Determine how many lines include the string "with". Output that number only.

Entries
· · ·

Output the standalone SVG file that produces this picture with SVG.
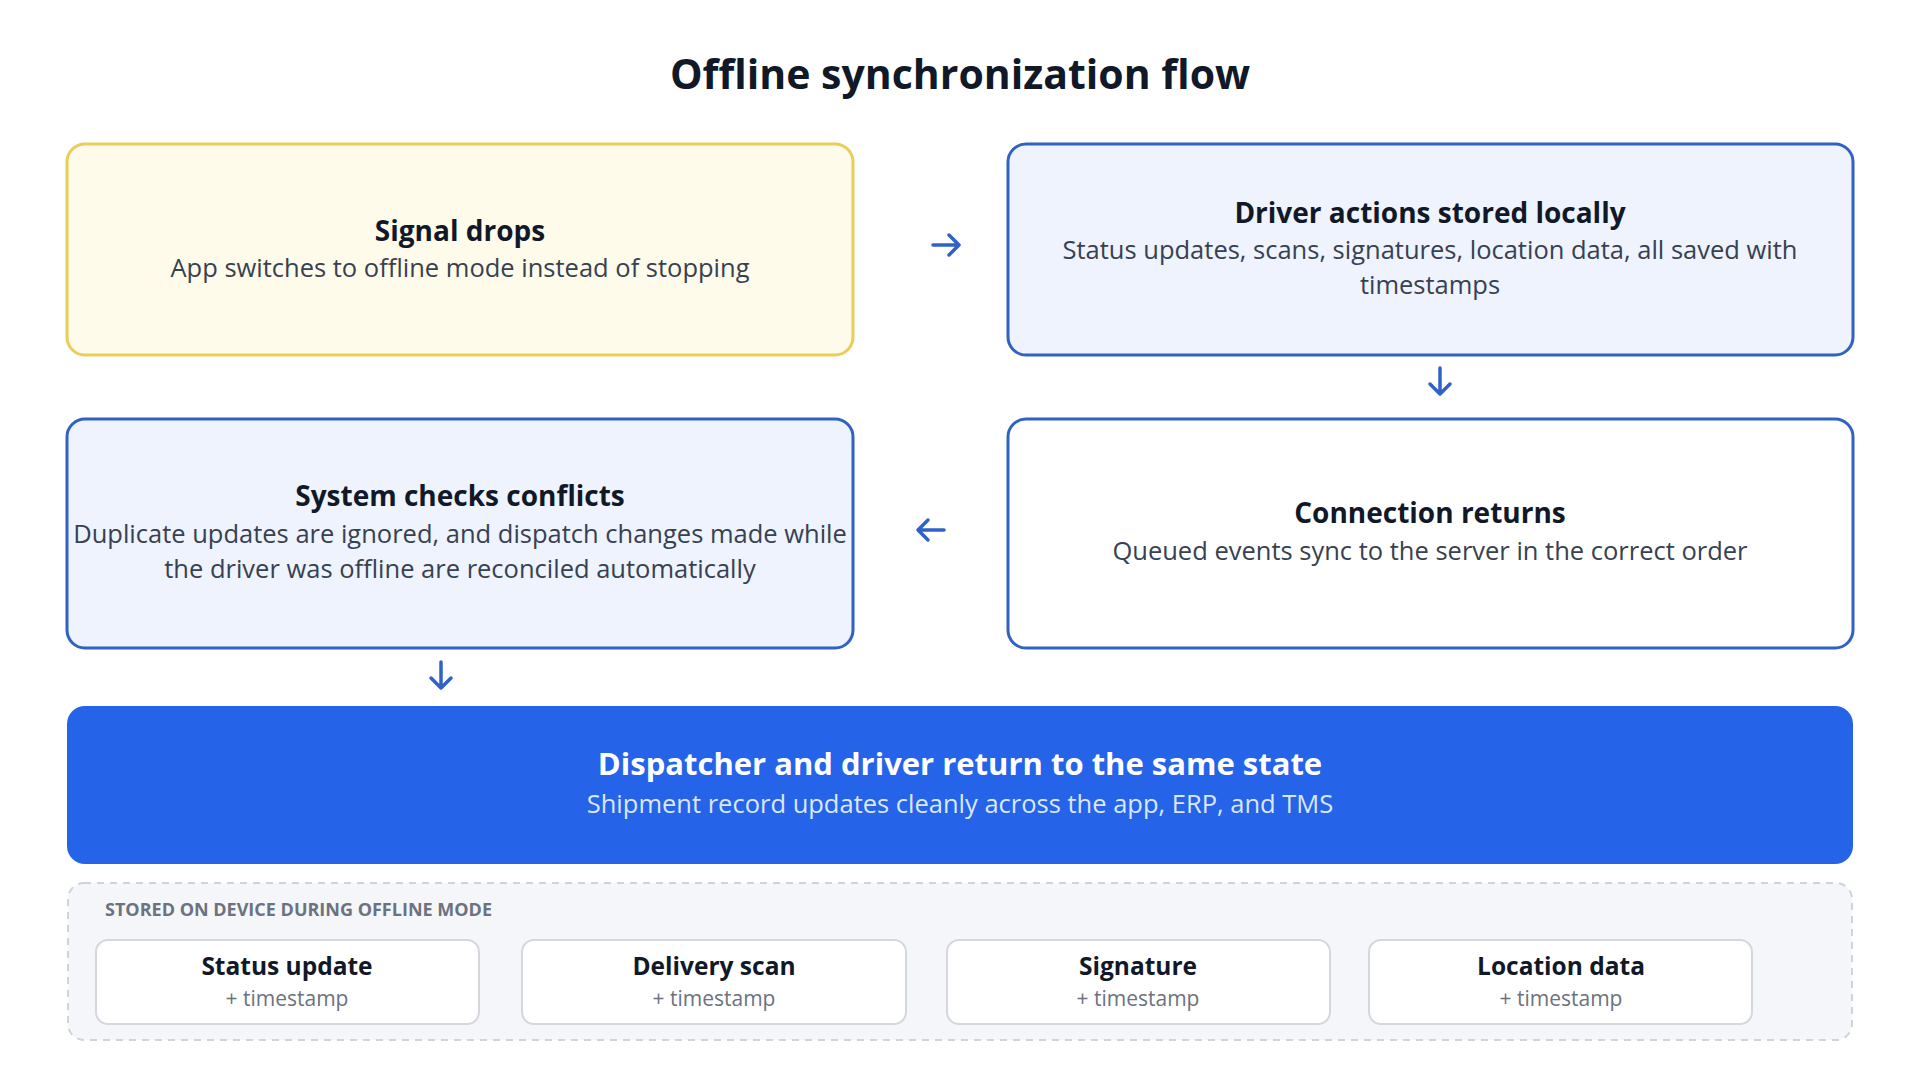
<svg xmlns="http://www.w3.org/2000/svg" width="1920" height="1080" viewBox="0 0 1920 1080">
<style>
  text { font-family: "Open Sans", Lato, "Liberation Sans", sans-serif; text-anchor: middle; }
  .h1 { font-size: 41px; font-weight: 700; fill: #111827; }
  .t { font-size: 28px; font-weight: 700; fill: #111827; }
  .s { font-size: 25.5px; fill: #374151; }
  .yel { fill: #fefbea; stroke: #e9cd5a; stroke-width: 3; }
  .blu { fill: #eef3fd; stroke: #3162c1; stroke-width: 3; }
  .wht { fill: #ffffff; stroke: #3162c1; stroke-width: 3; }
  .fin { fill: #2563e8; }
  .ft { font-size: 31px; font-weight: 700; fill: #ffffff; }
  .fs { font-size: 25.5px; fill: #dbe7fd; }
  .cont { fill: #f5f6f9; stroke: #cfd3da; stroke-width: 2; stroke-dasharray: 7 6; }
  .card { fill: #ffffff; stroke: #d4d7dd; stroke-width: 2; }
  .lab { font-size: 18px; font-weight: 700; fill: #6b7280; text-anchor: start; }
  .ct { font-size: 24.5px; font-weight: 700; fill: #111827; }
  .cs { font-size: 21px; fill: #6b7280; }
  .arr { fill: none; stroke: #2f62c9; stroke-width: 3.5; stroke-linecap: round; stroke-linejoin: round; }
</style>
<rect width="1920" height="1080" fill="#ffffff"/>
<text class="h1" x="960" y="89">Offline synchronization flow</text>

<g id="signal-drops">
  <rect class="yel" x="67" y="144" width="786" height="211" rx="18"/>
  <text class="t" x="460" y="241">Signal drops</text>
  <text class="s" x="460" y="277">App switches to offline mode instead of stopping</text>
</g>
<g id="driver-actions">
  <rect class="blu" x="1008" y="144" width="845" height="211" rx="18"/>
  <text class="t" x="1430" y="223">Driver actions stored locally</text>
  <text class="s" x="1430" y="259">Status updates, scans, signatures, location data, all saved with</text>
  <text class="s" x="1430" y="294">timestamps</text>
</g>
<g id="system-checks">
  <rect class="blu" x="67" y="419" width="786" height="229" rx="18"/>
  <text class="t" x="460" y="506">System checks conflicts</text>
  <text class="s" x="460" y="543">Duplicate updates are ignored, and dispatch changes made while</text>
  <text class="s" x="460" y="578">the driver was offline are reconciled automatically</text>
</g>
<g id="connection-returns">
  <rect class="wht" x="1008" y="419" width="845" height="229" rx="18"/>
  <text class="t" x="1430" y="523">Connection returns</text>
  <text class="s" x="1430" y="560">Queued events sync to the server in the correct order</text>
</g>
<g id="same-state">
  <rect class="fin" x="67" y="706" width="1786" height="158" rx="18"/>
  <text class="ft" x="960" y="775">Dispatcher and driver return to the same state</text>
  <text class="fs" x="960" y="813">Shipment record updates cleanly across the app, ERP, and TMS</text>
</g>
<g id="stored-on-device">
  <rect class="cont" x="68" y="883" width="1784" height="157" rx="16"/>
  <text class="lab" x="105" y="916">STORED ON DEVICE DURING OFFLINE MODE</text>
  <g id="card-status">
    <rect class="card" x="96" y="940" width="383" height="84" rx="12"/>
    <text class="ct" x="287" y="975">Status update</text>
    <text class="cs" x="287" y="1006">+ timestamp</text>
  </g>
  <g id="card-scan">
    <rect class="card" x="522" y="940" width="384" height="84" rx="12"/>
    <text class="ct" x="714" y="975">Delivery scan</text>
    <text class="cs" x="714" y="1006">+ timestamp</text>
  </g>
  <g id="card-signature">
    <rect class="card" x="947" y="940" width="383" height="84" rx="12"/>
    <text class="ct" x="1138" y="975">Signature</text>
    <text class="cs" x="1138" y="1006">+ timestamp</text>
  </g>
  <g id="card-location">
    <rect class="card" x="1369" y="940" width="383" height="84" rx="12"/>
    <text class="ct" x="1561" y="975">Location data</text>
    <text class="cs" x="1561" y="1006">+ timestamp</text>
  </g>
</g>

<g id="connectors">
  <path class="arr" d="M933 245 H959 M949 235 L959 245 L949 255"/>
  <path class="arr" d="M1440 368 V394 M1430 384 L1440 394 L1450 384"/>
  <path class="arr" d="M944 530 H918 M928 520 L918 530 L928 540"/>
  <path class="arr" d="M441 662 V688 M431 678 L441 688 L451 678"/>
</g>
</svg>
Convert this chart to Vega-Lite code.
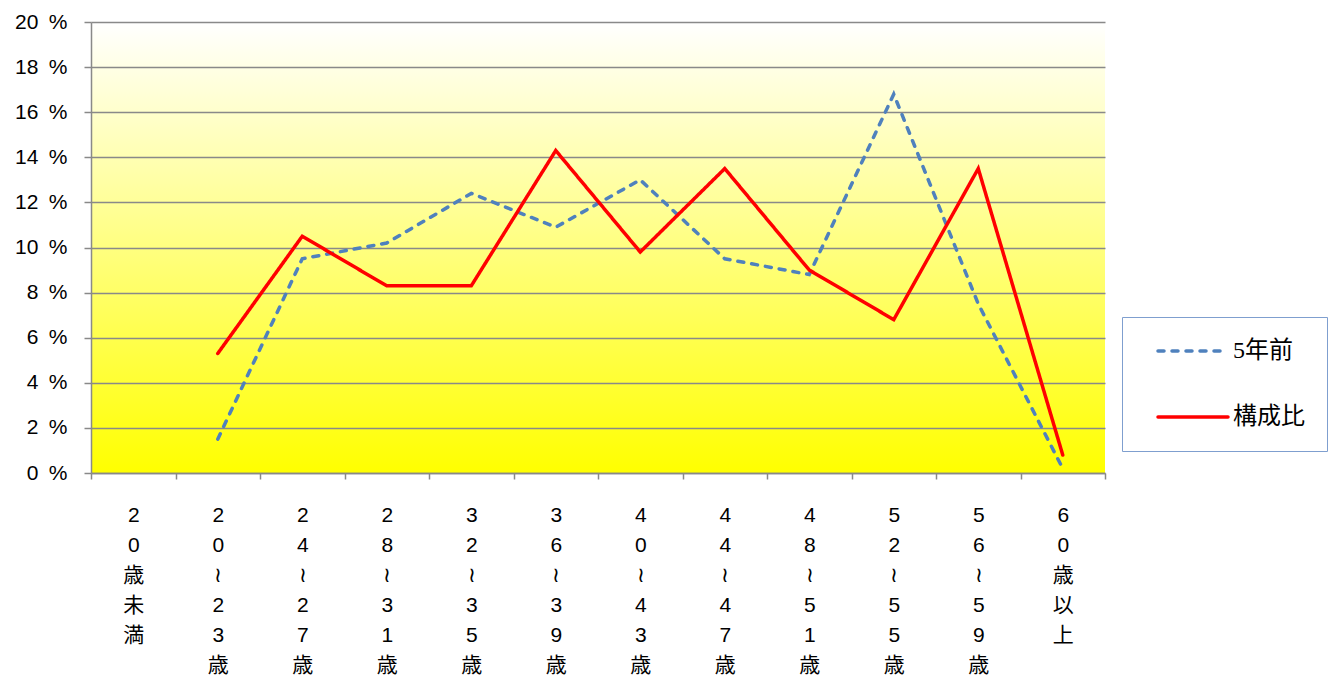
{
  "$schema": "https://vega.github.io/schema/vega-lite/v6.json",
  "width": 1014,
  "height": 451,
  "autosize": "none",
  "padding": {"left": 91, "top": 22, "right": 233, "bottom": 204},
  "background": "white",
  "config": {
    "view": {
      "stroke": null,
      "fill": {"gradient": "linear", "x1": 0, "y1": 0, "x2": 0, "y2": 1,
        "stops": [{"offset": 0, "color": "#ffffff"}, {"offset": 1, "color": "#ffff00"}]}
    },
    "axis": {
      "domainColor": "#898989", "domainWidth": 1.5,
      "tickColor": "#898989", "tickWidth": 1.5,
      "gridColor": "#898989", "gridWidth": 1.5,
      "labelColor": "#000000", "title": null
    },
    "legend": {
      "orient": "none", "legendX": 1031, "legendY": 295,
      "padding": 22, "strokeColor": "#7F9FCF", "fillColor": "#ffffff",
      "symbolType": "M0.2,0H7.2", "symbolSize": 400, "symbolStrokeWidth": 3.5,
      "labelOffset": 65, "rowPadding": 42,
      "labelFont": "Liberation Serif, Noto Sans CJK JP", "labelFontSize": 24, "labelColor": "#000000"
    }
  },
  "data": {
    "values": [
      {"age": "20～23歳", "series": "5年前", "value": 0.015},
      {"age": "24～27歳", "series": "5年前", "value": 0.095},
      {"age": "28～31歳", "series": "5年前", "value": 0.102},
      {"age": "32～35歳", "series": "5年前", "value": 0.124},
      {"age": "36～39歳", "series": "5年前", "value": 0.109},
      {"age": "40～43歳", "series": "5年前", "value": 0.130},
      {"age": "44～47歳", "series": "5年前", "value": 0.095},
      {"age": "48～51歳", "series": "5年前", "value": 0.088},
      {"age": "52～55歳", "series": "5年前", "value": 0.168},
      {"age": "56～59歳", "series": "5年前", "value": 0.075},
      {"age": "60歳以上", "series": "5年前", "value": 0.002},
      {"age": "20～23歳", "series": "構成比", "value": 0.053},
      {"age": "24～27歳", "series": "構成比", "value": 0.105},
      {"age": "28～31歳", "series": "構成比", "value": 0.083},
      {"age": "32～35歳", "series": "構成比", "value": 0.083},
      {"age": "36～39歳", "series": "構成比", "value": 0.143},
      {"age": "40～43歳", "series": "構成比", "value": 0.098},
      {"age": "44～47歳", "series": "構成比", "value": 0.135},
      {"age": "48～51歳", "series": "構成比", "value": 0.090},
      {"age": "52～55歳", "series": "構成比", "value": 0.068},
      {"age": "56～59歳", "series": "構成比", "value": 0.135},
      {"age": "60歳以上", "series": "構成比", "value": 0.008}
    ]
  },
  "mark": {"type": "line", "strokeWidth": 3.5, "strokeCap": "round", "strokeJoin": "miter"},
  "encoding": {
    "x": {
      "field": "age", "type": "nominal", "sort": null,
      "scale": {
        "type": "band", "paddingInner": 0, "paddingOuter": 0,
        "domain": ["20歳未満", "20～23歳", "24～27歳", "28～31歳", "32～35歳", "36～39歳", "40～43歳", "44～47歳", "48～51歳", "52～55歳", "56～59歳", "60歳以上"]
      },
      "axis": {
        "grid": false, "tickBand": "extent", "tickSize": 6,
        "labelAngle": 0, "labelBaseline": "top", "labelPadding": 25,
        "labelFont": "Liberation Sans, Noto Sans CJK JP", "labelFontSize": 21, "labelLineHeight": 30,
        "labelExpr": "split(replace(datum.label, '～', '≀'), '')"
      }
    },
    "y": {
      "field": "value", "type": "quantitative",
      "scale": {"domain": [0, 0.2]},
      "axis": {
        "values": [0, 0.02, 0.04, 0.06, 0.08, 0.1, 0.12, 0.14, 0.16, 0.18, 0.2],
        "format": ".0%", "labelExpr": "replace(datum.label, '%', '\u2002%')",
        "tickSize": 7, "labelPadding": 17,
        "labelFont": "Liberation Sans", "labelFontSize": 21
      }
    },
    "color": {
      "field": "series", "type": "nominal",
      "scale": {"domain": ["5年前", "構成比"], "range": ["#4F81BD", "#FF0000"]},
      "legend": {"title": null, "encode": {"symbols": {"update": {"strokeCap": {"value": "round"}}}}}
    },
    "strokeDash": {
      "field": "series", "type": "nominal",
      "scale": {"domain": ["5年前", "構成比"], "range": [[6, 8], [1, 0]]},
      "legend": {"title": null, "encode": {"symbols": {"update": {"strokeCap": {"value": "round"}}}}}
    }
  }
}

· · ·

Correct output
2